[Plotting code records]

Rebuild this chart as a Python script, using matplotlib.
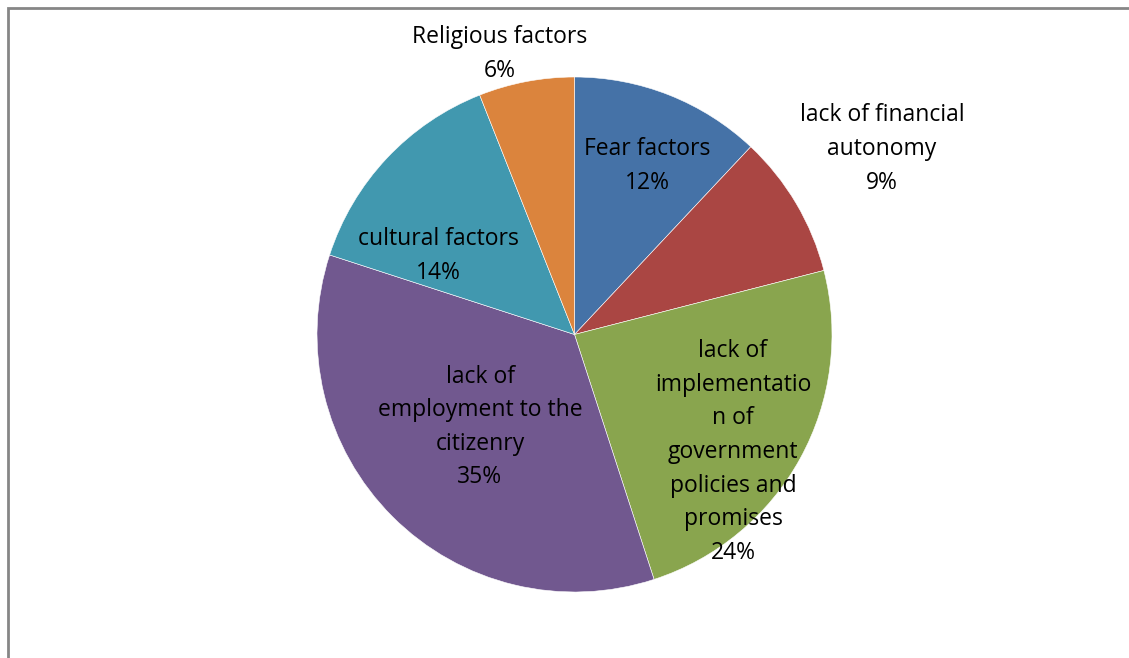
import matplotlib.pyplot as plt
from matplotlib.patches import Rectangle

# slice data, clockwise from 12 o'clock
labels = ['Fear factors', 'lack of financial\nautonomy',
          'lack of\nimplementatio\nn of\ngovernment\npolicies and\npromises',
          'lack of\nemployment to the\ncitizenry', 'cultural factors',
          'Religious factors']
values = [12, 9, 24, 35, 14, 6]
colors = ['#4572A7', '#AA4643', '#89A54E', '#71588F', '#4198AF', '#DB843D']

# label anchor points (pixel space, y measured from top)
label_pos = [(647, 166), (882, 149), (733, 452), (480, 427), (438, 256), (500, 54)]

W, H = 1129, 658
plt.rcParams['font.family'] = ['Open Sans', 'DejaVu Sans']

fig = plt.figure(figsize=(W / 100, H / 100), dpi=100)
ax = fig.add_axes([0, 0, 1, 1])

cx, cy, r = 574.5, H - 334.5, 257.5
ax.pie(values, colors=colors, startangle=90, counterclock=False,
       center=(cx, cy), radius=r, frame=True,
       wedgeprops=dict(edgecolor='white', linewidth=0.4))
ax.set_xlim(0, W)
ax.set_ylim(0, H)
ax.set_aspect('equal')
ax.axis('off')

for lab, v, (px, py) in zip(labels, values, label_pos):
    ax.text(px, H - py, f'{lab}\n{v}%', ha='center', va='center',
            fontsize=16.5, color='black', linespacing=1.53)

# chart area border
ax.add_patch(Rectangle((7.5, -20), W + 20, H - 7.5 + 20, fill=False,
                       edgecolor='#868686', linewidth=2, clip_on=False))

fig.savefig('out.png', dpi=100)
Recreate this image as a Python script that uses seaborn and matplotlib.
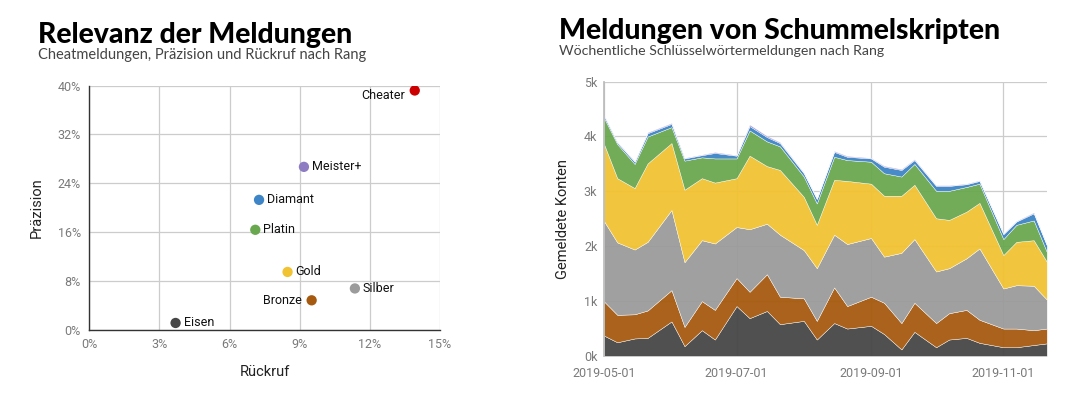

**Set problem:** Your copy should match the records word for word, with the pictures removed.

**Answer to this exercise:**
Rebuild this chart as a Python script, using matplotlib.
import matplotlib.pyplot as plt
from matplotlib.patches import Rectangle

# slice data, clockwise from 12 o'clock
labels = ['Fear factors', 'lack of financial\nautonomy',
          'lack of\nimplementatio\nn of\ngovernment\npolicies and\npromises',
          'lack of\nemployment to the\ncitizenry', 'cultural factors',
          'Religious factors']
values = [12, 9, 24, 35, 14, 6]
colors = ['#4572A7', '#AA4643', '#89A54E', '#71588F', '#4198AF', '#DB843D']

# label anchor points (pixel space, y measured from top)
label_pos = [(647, 166), (882, 149), (733, 452), (480, 427), (438, 256), (500, 54)]

W, H = 1129, 658
plt.rcParams['font.family'] = ['Open Sans', 'DejaVu Sans']

fig = plt.figure(figsize=(W / 100, H / 100), dpi=100)
ax = fig.add_axes([0, 0, 1, 1])

cx, cy, r = 574.5, H - 334.5, 257.5
ax.pie(values, colors=colors, startangle=90, counterclock=False,
       center=(cx, cy), radius=r, frame=True,
       wedgeprops=dict(edgecolor='white', linewidth=0.4))
ax.set_xlim(0, W)
ax.set_ylim(0, H)
ax.set_aspect('equal')
ax.axis('off')

for lab, v, (px, py) in zip(labels, values, label_pos):
    ax.text(px, H - py, f'{lab}\n{v}%', ha='center', va='center',
            fontsize=16.5, color='black', linespacing=1.53)

# chart area border
ax.add_patch(Rectangle((7.5, -20), W + 20, H - 7.5 + 20, fill=False,
                       edgecolor='#868686', linewidth=2, clip_on=False))

fig.savefig('out.png', dpi=100)
Recreate this image as a Python script that uses seaborn and matplotlib.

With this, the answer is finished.